= Terry Hodgkinson =

British businessman (1949–2019)

Terry Hodgkinson (30 March 1949 – 13 July 2019) was Chairman of Yorkshire Forward, the Regional Development Agency for Yorkshire and the Humber. He was appointed on 14 December 2003 and stepped down in December 2010.

He held an Honours Degree in Building from the University of Aston, in Birmingham, a Chartered Director, a Fellow of the Institute of Directors IOD and of the Chartered Institute of Building CIOB. He was awarded an honorary doctorate at the University of Huddersfield in 2010 and a CBE for services to business and regeneration in 2010 and was a visiting professor affiliated to the Faculty of Business and Law at Leeds Metropolitan University.

== Career==
In 1973, Hodgkinson founded Aston Builders and Contractors Ltd in Wakefield which ran up to 1979. He then formed with a partner a company called Lemmeleg Ltd and ran this until 2005 with a turnover of £30 million then sold out to Rok. During this period he also ran and sold on a number of SME's from an equipment hire company, a reconstituted stone company, a professional services business and a house building company. He went on to establish a company specializing in historic building reuse which still runs today as Magna Holdings Ltd and Magna Yorkshire Investments Ltd.
In 2001, he was appointed as a member of the Heritage Lottery Committee for Yorkshire making awards of up to £2 million and advising on large awards for Wentworth Castle in Barnsley, The Royal Hall in Harrogate and Leeds City Museum. In 2002 he was asked to lead the panel of international architects and urbanists for the Renaissance Initiative for Yorkshire Forward. From 2003 he led Yorkshire Forward, the regional development agency for Yorkshire and Humber. As Chair he oversaw the agency grow the economy of the region and was responsible for £360 million.
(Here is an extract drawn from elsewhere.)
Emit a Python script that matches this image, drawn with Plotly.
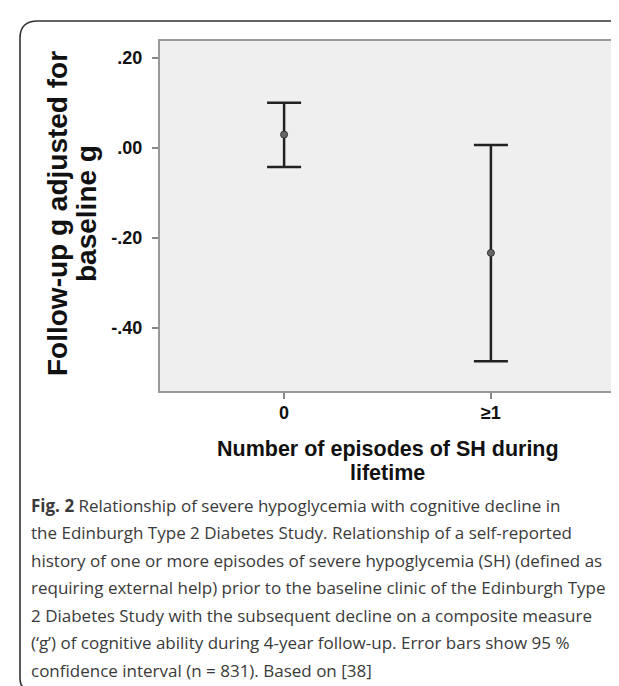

== Awards and recognition ==
Hodgkinson had an Honours Degree in Building from the University of Aston in Birmingham. He was a Chartered Director and a Fellow of the Institute of Directors IOD and an Ambassador and Fellow for the Chartered Institute of Building. He was awarded an honorary doctorate at the University of Huddersfield, a CBE for services to business and regeneration and held the position of Deputy Lieutenant for West Yorkshire and a visiting professor at Leeds Metropolitan University affiliated to the Faculty of Business and Law.

== Projects ==
In 2010, Hodgkinson set up The Alchemists Foundation which is a community interest company with beneficiaries being 16- to 19-year-olds to inspire and help them develop themselves. In March 2011 he launched his first book Beyond Expectation and his new personal brand titled Inspiration for Industry, Education and Regeneration to target non-executive Chair opportunities, industry and professional conference chair, ambassadorial roles and speaking engagements.